Je pense que parmi les trois acteurs de notre système ferroviaire, l'État, RFF et la SNCF, le plus carentiel n'est pas forcément celui qu'on croit. Pour moi, l'État a d'énormes responsabilités dans ce qui s'est passé. On ne peut pas reprocher aux entreprises de prendre chez elles les consignes que l'État ne leur a pas données, ni de mettre en oeuvre des programmes – il y a quelques mois, les lignes TGV, et aujourd'hui, la rénovation du réseau – qui sont la conséquence de décisions prises par l'État.

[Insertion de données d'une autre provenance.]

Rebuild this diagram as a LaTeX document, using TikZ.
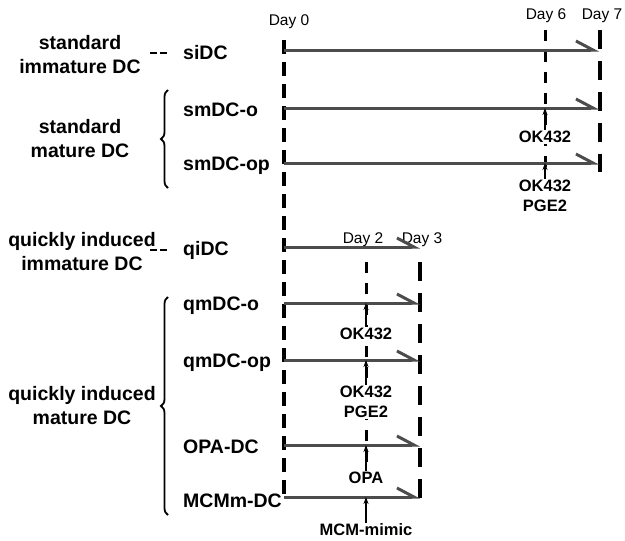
\documentclass[tikz,border=0pt]{standalone}
\usepackage{fontspec}
\setmainfont{Liberation Sans}
\usetikzlibrary{arrows.meta,decorations.pathreplacing}
\begin{document}
\begin{tikzpicture}[
    x=1pt, y=-1pt,
    >=stealth,
    every node/.style={font=\bfseries\fontsize{19.5}{24}\selectfont, inner sep=2pt},
    daylbl/.style={font=\fontsize{15.5}{18}\selectfont},
    agent/.style={font=\bfseries\fontsize{16.5}{20}\selectfont, align=center, fill=white, inner sep=1pt},
    tline/.style={line width=3pt, black!70,
        -{Straight Barb[left,length=17pt,width=18pt,line width=3pt]}},
    startdash/.style={line width=3.2pt, dash pattern=on 14pt off 8pt},
    middash/.style={line width=3pt, dash pattern=on 11pt off 10pt},
    enddash/.style={line width=4pt, dash pattern=on 19pt off 12pt},
    grpdash/.style={line width=1.8pt, dash pattern=on 7pt off 3pt},
    push/.style={line width=1.6pt, -{Stealth[length=7pt,width=5pt]}},
    grpbrace/.style={line width=1.8pt, decorate, decoration={brace,amplitude=7pt}}
]
\useasboundingbox (0,0) rectangle (625,541);

% day marks
\node[daylbl] (d0) at (289,22) {Day 0};
\node[daylbl] (d6) at (546,16) {Day 6};
\node[daylbl] (d7) at (602,16) {Day 7};
\node[daylbl] (d2) at (363,240) {Day 2};
\node[daylbl] (d3) at (422,240) {Day 3};

\coordinate (t0) at (284,40);  \coordinate (b0) at (284,500);
\coordinate (t6) at (545,30);  \coordinate (b6) at (545,170);
\coordinate (t7) at (600,30);  \coordinate (b7) at (600,172);
\coordinate (t2) at (366,262); \coordinate (b2) at (366,492);
\coordinate (t3) at (420,262); \coordinate (b3) at (420,505);

\draw[startdash] (t0) -- (b0);
\draw[middash] (t6) -- (b6);
\draw[enddash] (t7) -- (b7);
\draw[middash] (t2) -- (b2);
\draw[enddash] (t3) -- (b3);

% groups
\node[align=center] (g1) at (80,55) {standard\\immature DC};
\node[align=center] (g2) at (80,139) {standard\\mature DC};
\node[align=center] (g3) at (82,252) {quickly induced\\immature DC};
\node[align=center] (g4) at (82,406) {quickly induced\\mature DC};

% cultures
\node[anchor=west] (siDC) at (181,53) {siDC};
\node[anchor=west] (smDCo) at (181,110) {smDC-o};
\node[anchor=west] (smDCop) at (181,166) {smDC-op};
\node[anchor=west] (qiDC) at (181,250) {qiDC};
\node[anchor=west] (qmDCo) at (181,306) {qmDC-o};
\node[anchor=west] (qmDCop) at (181,363) {qmDC-op};
\node[anchor=west] (OPADC) at (181,447) {OPA-DC};
\node[anchor=west] (MCMmDC) at (181,501) {MCMm-DC};

\draw[grpdash] ([xshift=-31pt]siDC.west) -- ([xshift=-14pt]siDC.west);
\draw[grpdash] ([xshift=-31pt]qiDC.west) -- ([xshift=-14pt]qiDC.west);

\draw[grpbrace] (168,188) -- (168,90);
\draw[grpbrace] (168,515) -- (168,297);

% time lines
\coordinate (s1) at (284,50);  \coordinate (e1) at (599,50);
\coordinate (s2) at (284,108); \coordinate (e2) at (599,108);
\coordinate (s3) at (284,163); \coordinate (e3) at (599,163);
\coordinate (s4) at (284,247); \coordinate (e4) at (420,247);
\coordinate (s5) at (284,303); \coordinate (e5) at (420,303);
\coordinate (s6) at (284,360); \coordinate (e6) at (420,360);
\coordinate (s7) at (284,445); \coordinate (e7) at (420,445);
\coordinate (s8) at (284,497); \coordinate (e8) at (420,497);

\draw[tline] (s1) -- (e1);
\draw[tline] (s2) -- (e2);
\draw[tline] (s3) -- (e3);
\draw[tline] (s4) -- (e4);
\draw[tline] (s5) -- (e5);
\draw[tline] (s6) -- (e6);
\draw[tline] (s7) -- (e7);
\draw[tline] (s8) -- (e8);

% stimuli
\node[agent] (ok1) at (545,137) {OK432};
\node[agent] (ok2) at (545,196) {OK432\\PGE2};
\node[agent] (ok3) at (366,334) {OK432};
\node[agent] (ok4) at (366,402) {OK432\\PGE2};
\node[agent] (opa) at (366,478) {OPA};
\node[agent] (mcm) at (366,530) {MCM-mimic};

\draw[push] (ok1.north) -- (ok1.north |- s2);
\draw[push] (ok2.north) -- (ok2.north |- s3);
\draw[push] (ok3.north) -- (ok3.north |- s5);
\draw[push] (ok4.north) -- (ok4.north |- s6);
\draw[push] (opa.north) -- (opa.north |- s7);
\draw[push] (mcm.north) -- (mcm.north |- s8);
\end{tikzpicture}
\end{document}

Ce qui m'inquiète dans cette réforme, même si je pense qu'on finira par la faire, c'est qu'elle est inaudible. Certes, il s'agit d'une réforme de gouvernance. Mais sa finalité est tout de même l'amélioration de notre système ferroviaire, laquelle passe par l'assainissement de sa situation financière. Et le mécanisme que l'on mettra en place – quel qu'il soit – devra être suffisamment performant pour que RFF n'ait plus 1,5 milliard de pertes par an, et une dette cumulée qui lui coûte 1,2 milliard d'intérêts par an, ce qui n'est évidemment pas soutenable. J'observe que les Allemands ont également procédé à une réforme. Mais celle-ci a d'abord été essentiellement financière : ils ont escompté la dette et récupéré le système de retraite au niveau de l'État.
Il ne s'agit pas seulement de savoir ce que l'on fait de l'ARAF, de M. Pepy ou de RFF, mais de savoir où l'on trouve l'argent pour que le système fonctionne mieux. (Exclamations) Car évidemment, les hommes qui sont en place sont compétents. D'où ma première question : qu'en pensez-vous, et où trouver de l'argent ?
Ensuite, je pense comme vous qu'il faut faire des régions de véritables AOT. Mais là encore, et c'est ma deuxième question : avec quels moyens ?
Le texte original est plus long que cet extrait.